Exercise details
Transcribe all of the material exactly, except for its pictures.

Raw data
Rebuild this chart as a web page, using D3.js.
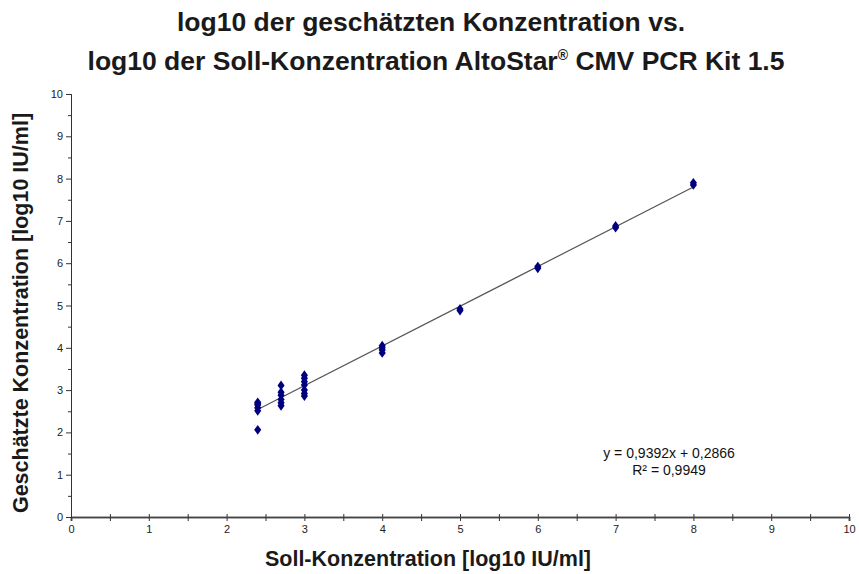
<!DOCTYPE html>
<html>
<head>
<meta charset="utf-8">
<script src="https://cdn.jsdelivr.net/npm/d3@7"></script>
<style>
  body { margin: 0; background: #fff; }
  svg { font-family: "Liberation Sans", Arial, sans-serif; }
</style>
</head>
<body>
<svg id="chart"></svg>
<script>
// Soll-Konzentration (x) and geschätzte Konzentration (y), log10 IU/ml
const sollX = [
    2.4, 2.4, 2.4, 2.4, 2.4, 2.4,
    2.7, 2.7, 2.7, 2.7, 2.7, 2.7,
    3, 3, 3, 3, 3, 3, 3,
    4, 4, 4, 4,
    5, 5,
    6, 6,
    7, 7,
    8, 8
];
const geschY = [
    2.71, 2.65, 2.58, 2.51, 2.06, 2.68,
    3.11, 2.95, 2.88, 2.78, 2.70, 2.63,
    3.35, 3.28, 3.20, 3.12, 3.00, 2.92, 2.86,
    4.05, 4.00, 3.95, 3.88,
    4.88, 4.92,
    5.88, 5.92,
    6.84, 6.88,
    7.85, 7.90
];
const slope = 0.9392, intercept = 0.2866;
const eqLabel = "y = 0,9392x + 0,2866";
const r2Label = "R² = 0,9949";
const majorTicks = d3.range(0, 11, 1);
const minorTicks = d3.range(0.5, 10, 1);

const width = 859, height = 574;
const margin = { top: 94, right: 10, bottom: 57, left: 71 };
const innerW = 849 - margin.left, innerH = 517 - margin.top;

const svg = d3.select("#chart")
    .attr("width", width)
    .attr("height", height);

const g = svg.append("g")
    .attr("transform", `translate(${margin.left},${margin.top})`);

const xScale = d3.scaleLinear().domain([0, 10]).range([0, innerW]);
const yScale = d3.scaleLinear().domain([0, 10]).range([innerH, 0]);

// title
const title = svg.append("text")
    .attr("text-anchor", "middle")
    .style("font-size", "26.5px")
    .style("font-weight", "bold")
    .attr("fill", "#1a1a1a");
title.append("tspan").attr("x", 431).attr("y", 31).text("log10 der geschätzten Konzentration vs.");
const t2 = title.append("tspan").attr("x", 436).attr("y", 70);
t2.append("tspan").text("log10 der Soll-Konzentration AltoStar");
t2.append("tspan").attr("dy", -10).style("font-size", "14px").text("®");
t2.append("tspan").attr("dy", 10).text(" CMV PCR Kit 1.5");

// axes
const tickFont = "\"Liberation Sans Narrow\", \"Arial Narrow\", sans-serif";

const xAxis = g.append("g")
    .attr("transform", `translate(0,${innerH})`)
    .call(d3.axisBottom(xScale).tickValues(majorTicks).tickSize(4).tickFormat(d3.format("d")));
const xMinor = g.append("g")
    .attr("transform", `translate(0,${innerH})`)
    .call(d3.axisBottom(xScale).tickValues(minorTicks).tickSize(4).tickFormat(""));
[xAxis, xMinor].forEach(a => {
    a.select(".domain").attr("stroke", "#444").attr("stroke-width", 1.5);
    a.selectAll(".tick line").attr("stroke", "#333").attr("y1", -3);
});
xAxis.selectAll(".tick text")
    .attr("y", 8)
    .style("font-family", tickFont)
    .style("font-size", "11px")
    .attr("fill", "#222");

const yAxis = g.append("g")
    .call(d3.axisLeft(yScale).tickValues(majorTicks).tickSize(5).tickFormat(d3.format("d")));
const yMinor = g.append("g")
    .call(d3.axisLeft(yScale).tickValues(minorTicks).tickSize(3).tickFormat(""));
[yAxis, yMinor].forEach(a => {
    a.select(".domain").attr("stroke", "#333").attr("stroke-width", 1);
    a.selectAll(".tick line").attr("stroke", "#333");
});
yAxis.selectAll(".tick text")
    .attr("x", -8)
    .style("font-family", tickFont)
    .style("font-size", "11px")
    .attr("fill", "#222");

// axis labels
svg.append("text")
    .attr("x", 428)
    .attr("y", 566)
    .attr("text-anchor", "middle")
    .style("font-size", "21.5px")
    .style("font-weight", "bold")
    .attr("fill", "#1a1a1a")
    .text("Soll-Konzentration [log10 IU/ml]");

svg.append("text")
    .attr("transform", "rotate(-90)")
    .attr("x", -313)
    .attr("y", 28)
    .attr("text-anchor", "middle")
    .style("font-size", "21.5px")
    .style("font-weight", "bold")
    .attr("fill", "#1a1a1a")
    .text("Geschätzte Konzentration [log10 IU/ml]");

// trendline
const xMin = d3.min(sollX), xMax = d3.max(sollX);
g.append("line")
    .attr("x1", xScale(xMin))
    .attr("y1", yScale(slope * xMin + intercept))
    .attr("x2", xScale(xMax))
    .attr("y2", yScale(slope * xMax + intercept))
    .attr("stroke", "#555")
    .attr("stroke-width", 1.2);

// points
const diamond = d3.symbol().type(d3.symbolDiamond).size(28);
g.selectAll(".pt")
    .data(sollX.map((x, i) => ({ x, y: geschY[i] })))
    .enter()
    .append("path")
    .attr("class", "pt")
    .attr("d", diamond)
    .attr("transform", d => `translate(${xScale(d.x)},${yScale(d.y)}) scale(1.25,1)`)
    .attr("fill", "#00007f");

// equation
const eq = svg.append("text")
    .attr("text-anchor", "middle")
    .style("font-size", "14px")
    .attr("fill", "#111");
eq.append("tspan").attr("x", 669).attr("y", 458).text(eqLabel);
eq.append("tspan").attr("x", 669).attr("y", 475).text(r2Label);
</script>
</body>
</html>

Written response
Rebuild this chart as a web page, using D3.js.
<!DOCTYPE html>
<html>
<head>
<meta charset="utf-8">
<script src="https://cdn.jsdelivr.net/npm/d3@7"></script>
<style>
  body { margin: 0; background: #fff; }
  svg { font-family: "Liberation Sans", Arial, sans-serif; }
</style>
</head>
<body>
<svg id="chart"></svg>
<script>
// Soll-Konzentration (x) and geschätzte Konzentration (y), log10 IU/ml
const sollX = [
    2.4, 2.4, 2.4, 2.4, 2.4, 2.4,
    2.7, 2.7, 2.7, 2.7, 2.7, 2.7,
    3, 3, 3, 3, 3, 3, 3,
    4, 4, 4, 4,
    5, 5,
    6, 6,
    7, 7,
    8, 8
];
const geschY = [
    2.71, 2.65, 2.58, 2.51, 2.06, 2.68,
    3.11, 2.95, 2.88, 2.78, 2.70, 2.63,
    3.35, 3.28, 3.20, 3.12, 3.00, 2.92, 2.86,
    4.05, 4.00, 3.95, 3.88,
    4.88, 4.92,
    5.88, 5.92,
    6.84, 6.88,
    7.85, 7.90
];
const slope = 0.9392, intercept = 0.2866;
const eqLabel = "y = 0,9392x + 0,2866";
const r2Label = "R² = 0,9949";
const majorTicks = d3.range(0, 11, 1);
const minorTicks = d3.range(0.5, 10, 1);

const width = 859, height = 574;
const margin = { top: 94, right: 10, bottom: 57, left: 71 };
const innerW = 849 - margin.left, innerH = 517 - margin.top;

const svg = d3.select("#chart")
    .attr("width", width)
    .attr("height", height);

const g = svg.append("g")
    .attr("transform", `translate(${margin.left},${margin.top})`);

const xScale = d3.scaleLinear().domain([0, 10]).range([0, innerW]);
const yScale = d3.scaleLinear().domain([0, 10]).range([innerH, 0]);

// title
const title = svg.append("text")
    .attr("text-anchor", "middle")
    .style("font-size", "26.5px")
    .style("font-weight", "bold")
    .attr("fill", "#1a1a1a");
title.append("tspan").attr("x", 431).attr("y", 31).text("log10 der geschätzten Konzentration vs.");
const t2 = title.append("tspan").attr("x", 436).attr("y", 70);
t2.append("tspan").text("log10 der Soll-Konzentration AltoStar");
t2.append("tspan").attr("dy", -10).style("font-size", "14px").text("®");
t2.append("tspan").attr("dy", 10).text(" CMV PCR Kit 1.5");

// axes
const tickFont = "\"Liberation Sans Narrow\", \"Arial Narrow\", sans-serif";

const xAxis = g.append("g")
    .attr("transform", `translate(0,${innerH})`)
    .call(d3.axisBottom(xScale).tickValues(majorTicks).tickSize(4).tickFormat(d3.format("d")));
const xMinor = g.append("g")
    .attr("transform", `translate(0,${innerH})`)
    .call(d3.axisBottom(xScale).tickValues(minorTicks).tickSize(4).tickFormat(""));
[xAxis, xMinor].forEach(a => {
    a.select(".domain").attr("stroke", "#444").attr("stroke-width", 1.5);
    a.selectAll(".tick line").attr("stroke", "#333").attr("y1", -3);
});
xAxis.selectAll(".tick text")
    .attr("y", 8)
    .style("font-family", tickFont)
    .style("font-size", "11px")
    .attr("fill", "#222");

const yAxis = g.append("g")
    .call(d3.axisLeft(yScale).tickValues(majorTicks).tickSize(5).tickFormat(d3.format("d")));
const yMinor = g.append("g")
    .call(d3.axisLeft(yScale).tickValues(minorTicks).tickSize(3).tickFormat(""));
[yAxis, yMinor].forEach(a => {
    a.select(".domain").attr("stroke", "#333").attr("stroke-width", 1);
    a.selectAll(".tick line").attr("stroke", "#333");
});
yAxis.selectAll(".tick text")
    .attr("x", -8)
    .style("font-family", tickFont)
    .style("font-size", "11px")
    .attr("fill", "#222");

// axis labels
svg.append("text")
    .attr("x", 428)
    .attr("y", 566)
    .attr("text-anchor", "middle")
    .style("font-size", "21.5px")
    .style("font-weight", "bold")
    .attr("fill", "#1a1a1a")
    .text("Soll-Konzentration [log10 IU/ml]");

svg.append("text")
    .attr("transform", "rotate(-90)")
    .attr("x", -313)
    .attr("y", 28)
    .attr("text-anchor", "middle")
    .style("font-size", "21.5px")
    .style("font-weight", "bold")
    .attr("fill", "#1a1a1a")
    .text("Geschätzte Konzentration [log10 IU/ml]");

// trendline
const xMin = d3.min(sollX), xMax = d3.max(sollX);
g.append("line")
    .attr("x1", xScale(xMin))
    .attr("y1", yScale(slope * xMin + intercept))
    .attr("x2", xScale(xMax))
    .attr("y2", yScale(slope * xMax + intercept))
    .attr("stroke", "#555")
    .attr("stroke-width", 1.2);

// points
const diamond = d3.symbol().type(d3.symbolDiamond).size(28);
g.selectAll(".pt")
    .data(sollX.map((x, i) => ({ x, y: geschY[i] })))
    .enter()
    .append("path")
    .attr("class", "pt")
    .attr("d", diamond)
    .attr("transform", d => `translate(${xScale(d.x)},${yScale(d.y)}) scale(1.25,1)`)
    .attr("fill", "#00007f");

// equation
const eq = svg.append("text")
    .attr("text-anchor", "middle")
    .style("font-size", "14px")
    .attr("fill", "#111");
eq.append("tspan").attr("x", 669).attr("y", 458).text(eqLabel);
eq.append("tspan").attr("x", 669).attr("y", 475).text(r2Label);
</script>
</body>
</html>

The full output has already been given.